Across the globe, millions of GPUs sit idle in data centres, enterprises, universities and homes. By pooling these GPUs in on-demand clusters through a blockchain, underutilised hardware is made available at a fraction of centralised compute costs. Indian startups, as well as those in lower-income countries, may then afford to scale AI workloads, no longer shut out by industry leaders’ capital advantage.
Recent changes to skilled worker visas in the US and elsewhere heighten the urgency to find solutions to this problem. With world-class Indian talent now more likely to build on home soil rather than in the US, access to quality compute will be a key enabler, allowing innovators to compete globally and underpinning India’s impact on the next wave of technological breakthroughs.
Blockchain enables DePIN where others have stalled.
Without blockchain, this model would not be possible.
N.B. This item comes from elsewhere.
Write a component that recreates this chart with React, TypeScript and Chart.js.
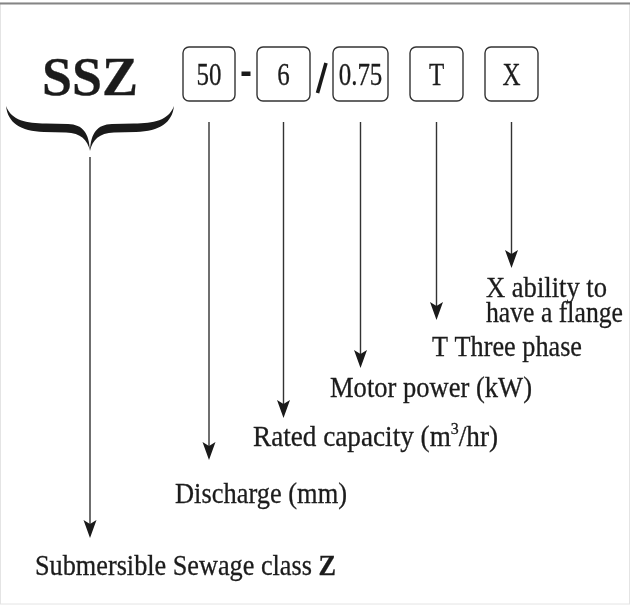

Tokens act as the coordination and trust layer, aligning incentives across Decentralised Physical Infrastructure Networks (DePINs). Leading DePINs require compute suppliers to stake tokens to incentivise reliability, with penalties for downtime. Developers pay in tokens, enabling seamless settlement across borders.
For hardware providers, tokenised rewards create fairer economics: compensating compute owners based on usage, providing previously unavailable revenue without sacrificing their core purpose. For developers, access to cheaper compute incentivises participation and innovation in AI. This creates a virtuous feedback loop – as more participants join the market for decentralised compute, compute becomes more affordable and abundant.
Closing the gap
Some critics have argued that decentralised compute isn’t as performant as hyperscalers, citing latency and quality concerns. The reality is quite different. DePINs deliver competitive performance across latency, concurrency and throughput. Techniques such as smart workload routing, mesh networking and tokenised incentives for high availability not only help maintain performance but also optimise it dynamically based on workload needs.
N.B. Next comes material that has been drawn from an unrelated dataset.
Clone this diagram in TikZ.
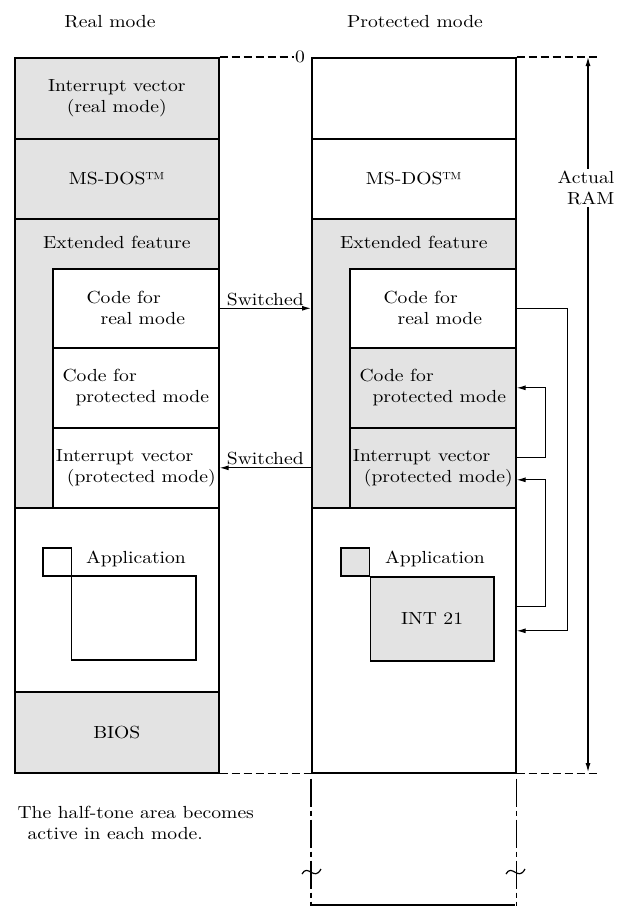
\documentclass[tikz,border=0pt]{standalone}
\usepackage{fontspec}
\setmainfont{lmroman10-regular.otf}[FakeStretch=1.12]
\usetikzlibrary{arrows.meta}
\definecolor{halftone}{gray}{0.89}
\tikzset{
  memblock/.style={draw,line width=1.6,inner sep=0,anchor=north west,align=center},
  conn/.style={line width=1.1,>={Latex[length=9pt,width=5pt]}},
  dashline/.style={line width=1.1,dash pattern=on 8pt off 4pt},
  chainline/.style={line width=1.1,dash pattern=on 28pt off 4pt on 5pt off 4pt}
}
\begin{document}
\begin{tikzpicture}[x=1pt,y=-1pt,font=\fontsize{17.5}{21}\selectfont]
\useasboundingbox (0,0) rectangle (629,906);

\node (realhd) at (110,22) {Real mode};
\node (prothd) at (415,22) {Protected mode};

% real mode map
\node[memblock,fill=halftone,minimum width=204,minimum height=81] (lrvec) at (14,57) {Interrupt vector\\(real mode)};
\node[memblock,fill=halftone,minimum width=204,minimum height=80] (ldos) at (14,138) {MS-DOS\texttrademark};
\node[memblock,fill=halftone,minimum width=204,minimum height=289,label={[anchor=center,yshift=-24pt]north:Extended feature}] (lext) at (14,218) {};
\node[memblock,fill=white,minimum width=166,minimum height=79,align=left] (lcode) at (52,268) {Code for\\\hspace*{14pt}real mode};
\node[memblock,fill=white,minimum width=166,minimum height=80,align=left] (lpcode) at (52,347) {Code for\\\hspace*{13pt}protected mode};
\node[memblock,fill=white,minimum width=166,minimum height=80,align=left] (lpvec) at (52,427) {Interrupt vector\\\hspace*{11pt}(protected mode)};
\node[memblock,fill=white,minimum width=204,minimum height=184] (lapp) at (14,507) {};
\node[memblock,fill=halftone,minimum width=204,minimum height=81] (lbios) at (14,691) {BIOS};

\draw[line width=1.5] (43,548) rectangle (71.5,576);
\draw[line width=1.5] (71.5,576) rectangle (196,660);
\node (lappl) at (136,559) {Application};

% protected mode map
\node[memblock,fill=white,minimum width=204,minimum height=81] (rtop) at (311,57) {};
\node[memblock,fill=white,minimum width=204,minimum height=80] (rdos) at (311,138) {MS-DOS\texttrademark};
\node[memblock,fill=halftone,minimum width=204,minimum height=289,label={[anchor=center,yshift=-24pt]north:Extended feature}] (rext) at (311,218) {};
\node[memblock,fill=white,minimum width=166,minimum height=79,align=left] (rcode) at (349,268) {Code for\\\hspace*{14pt}real mode};
\node[memblock,fill=halftone,minimum width=166,minimum height=80,align=left] (rpcode) at (349,347) {Code for\\\hspace*{13pt}protected mode};
\node[memblock,fill=halftone,minimum width=166,minimum height=80,align=left] (rpvec) at (349,427) {Interrupt vector\\\hspace*{11pt}(protected mode)};
\node[memblock,fill=white,minimum width=204,minimum height=265] (rapp) at (311,507) {};

\draw[line width=1.5,fill=halftone] (341,548) rectangle (369.5,576);
\node[memblock,fill=halftone,minimum width=123.5,minimum height=84] (int) at (369.5,576) {INT 21};
\node (rappl) at (435,559) {Application};

% switching
\draw[conn,->] (lcode.east) -- (lcode.east -| rext.west) node[midway,above,inner sep=2pt] (swa) {Switched};
\draw[conn,->] (lpvec.east -| rext.west) -- (lpvec.east) node[midway,above,inner sep=2pt] (swb) {Switched};

\draw[conn,->] (rcode.east) -- ++(51,0) |- ([yshift=9.5pt]rapp.east);
\draw[conn,->] ([yshift=10pt]rpvec.east) -- ++(29,0) |- (rpcode.east);
\draw[conn,->] ([yshift=33.5pt]rapp.east) -- ++(29,0) |- ([yshift=-12pt]rpvec.east);

% address range
\node[inner sep=1pt] (zero) at (300,57) {0};
\draw[dashline] (lrvec.north east) -- (zero.west);
\draw[dashline] (rtop.north east) -- ++(80,0);
\draw[dashline] (lbios.south east) -- (rapp.south west);
\draw[dashline] (rapp.south east) -- ++(80,0);
\coordinate (ramtop) at (588,57);
\coordinate (rambot) at (588,772);
\draw[conn,<->] (ramtop) -- (rambot);
\node[fill=white,align=right,inner sep=2pt] (ram) at (586,188) {Actual\\RAM};

\draw[chainline] ([yshift=-5pt]rapp.south west) -- ++(0,130);
\draw[chainline] ([yshift=-5pt]rapp.south east) -- ++(0,130);
\draw[line width=1.2] (302,874) .. controls (308,863) and (314,882) .. (321,869);
\draw[line width=1.2] (506,874) .. controls (512,863) and (518,882) .. (525,869);
\draw[line width=1.1] (311,905) -- (515,905);

\node[anchor=west,align=left] (note) at (14,823) {The half-tone area becomes\\\hspace*{10pt}active in each mode.};
\end{tikzpicture}
\end{document}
Additionally, certain DePINs have built transparent network explorers, enabling developers and investors to verify performance claims in real time. These mechanisms help make DePINs even more reliable and cost-effective than traditional providers.
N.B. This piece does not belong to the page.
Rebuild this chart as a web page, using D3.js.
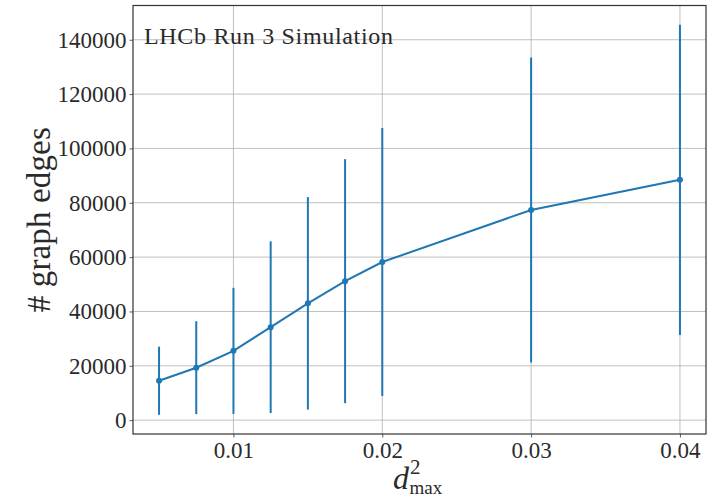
<html lang="en">
<head>
<meta charset="utf-8" />
<title>graph edges vs d2max</title>
<script src="https://d3js.org/d3.v7.min.js"></script>
<style>
  body { margin: 0; background: #fff; }
  text { font-family: "Liberation Serif", "DejaVu Serif", serif; fill: #2a2a2a; }
</style>
</head>
<body>
<div id="svgContainer"></div>
<script>
  var width = 715,
      height = 500;

  // data
  var dmax2  = [0.005, 0.0075, 0.01, 0.0125, 0.015, 0.0175, 0.02, 0.03, 0.04];
  var edges  = [14500, 19300, 25500, 34200, 43000, 51150, 58200, 77350, 88450];
  var errors = [12550, 17100, 23200, 31600, 39100, 44900, 49300, 56150, 57100];
  var xTicks = [0.01, 0.02, 0.03, 0.04];
  var yTicks = [0, 20000, 40000, 60000, 80000, 100000, 120000, 140000];

  var margin = {left: 133, top: 5.5, right: 9, bottom: 66};

  var svg = d3.select("#svgContainer")
              .append("svg")
              .attr("width", width)
              .attr("height", height);

  var x = d3.scaleLinear()
            .domain([0.00325, 0.04175])
            .range([margin.left, width - margin.right]);
  var y = d3.scaleLinear()
            .domain([-5100, 152600])
            .range([height - margin.bottom, margin.top]);

  // grid
  svg.append("g").selectAll("line.gx")
     .data(xTicks).enter().append("line")
     .attr("x1", function(d) { return x(d); })
     .attr("x2", function(d) { return x(d); })
     .attr("y1", y.range()[0]).attr("y2", y.range()[1])
     .attr("stroke", "#b0b0b0").attr("stroke-width", 0.8);
  svg.append("g").selectAll("line.gy")
     .data(yTicks).enter().append("line")
     .attr("y1", function(d) { return y(d); })
     .attr("y2", function(d) { return y(d); })
     .attr("x1", x.range()[0]).attr("x2", x.range()[1])
     .attr("stroke", "#b0b0b0").attr("stroke-width", 0.8);

  // axes
  var xAxis = svg.append("g")
     .attr("transform", "translate(0," + y.range()[0] + ")")
     .call(d3.axisBottom(x).tickValues(xTicks).tickSize(3.5).tickPadding(4)
             .tickFormat(function(d) { return String(d); }));
  var yAxis = svg.append("g")
     .attr("transform", "translate(" + x.range()[0] + ",0)")
     .call(d3.axisLeft(y).tickValues(yTicks).tickSize(3.5).tickPadding(3)
             .tickFormat(function(d) { return String(d); }));
  [xAxis, yAxis].forEach(function(a) {
    a.select(".domain").remove();
    a.selectAll(".tick line").attr("stroke", "#333").attr("stroke-width", 0.8);
    a.selectAll(".tick text")
     .attr("font-family", "'Liberation Serif', serif")
     .attr("font-size", 23).attr("fill", "#2a2a2a");
  });

  // frame
  svg.append("rect")
     .attr("x", x.range()[0]).attr("y", y.range()[1])
     .attr("width", x.range()[1] - x.range()[0])
     .attr("height", y.range()[0] - y.range()[1])
     .attr("fill", "none").attr("stroke", "#333").attr("stroke-width", 1.2);

  // error bars
  svg.append("g").selectAll("line.err")
     .data(dmax2).enter().append("line")
     .attr("x1", function(d) { return x(d); })
     .attr("x2", function(d) { return x(d); })
     .attr("y1", function(d, i) { return y(edges[i] - errors[i]); })
     .attr("y2", function(d, i) { return y(edges[i] + errors[i]); })
     .attr("stroke", "#1f77b4").attr("stroke-width", 2);

  // mean line
  var line = d3.line()
               .x(function(d) { return x(d); })
               .y(function(d, i) { return y(edges[i]); });
  svg.append("path")
     .datum(dmax2)
     .attr("d", line)
     .attr("fill", "none")
     .attr("stroke", "#1f77b4").attr("stroke-width", 2);

  svg.append("g").selectAll("circle")
     .data(dmax2).enter().append("circle")
     .attr("cx", function(d) { return x(d); })
     .attr("cy", function(d, i) { return y(edges[i]); })
     .attr("r", 3)
     .attr("fill", "#1f77b4");

  // annotation
  svg.append("text")
     .attr("x", 144).attr("y", 44)
     .attr("font-size", 24)
     .attr("textLength", 249)
     .attr("lengthAdjust", "spacing")
     .text("LHCb Run 3 Simulation");

  // axis labels
  svg.append("text")
     .attr("transform", "translate(50," + ((y.range()[0] + y.range()[1]) / 2) + ") rotate(-90)")
     .attr("text-anchor", "middle")
     .attr("font-size", 33)
     .attr("textLength", 185)
     .attr("lengthAdjust", "spacing")
     .text("# graph edges");

  var xl = svg.append("text")
     .attr("x", 393)
     .attr("y", 489);
  xl.append("tspan").attr("font-size", 32).attr("font-style", "italic").text("d");
  xl.append("tspan").attr("font-size", 21).attr("dx", 1).attr("dy", -15).text("2");
  xl.append("tspan").attr("font-size", 19).attr("dx", -11).attr("dy", 20).text("max");
</script>
</body>
</html>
DePINs are also more diverse than hyperscaler offerings. Over 13 million devices are online today, allowing developers to tap a wide spectrum of hardware and find the right tool for their AI projects, from high-performance cloud-grade GPUs to specialised edge devices.
Giving every builder a fair shot
We have a very narrow window to define the technological landscape for generations to come. A handful of US and Chinese corporations may have taken the lead, but decentralised compute marketplaces offer a promising alternative. By lowering costs and widening access, startups, scaleups, researchers and enterprises globally can compete on a more equal footing. Indian developers can build models for their own languages, healthcare systems, cultural beliefs and financial needs.
India’s expanding role on the world stage will only translate into technological influence if its builders can rely on unbiased compute that amplifies, rather than obscures, India’s own priorities.
The question is not whether decentralisation is necessary but how to get Indian developers onboarded to this opportunity while simultaneously increasing the number of Indian companies that list their excess compute on DePINs.
Only by decentralising compute can AI become truly accessible and serve as many people as possible, rather than just the entrenched oligopolies.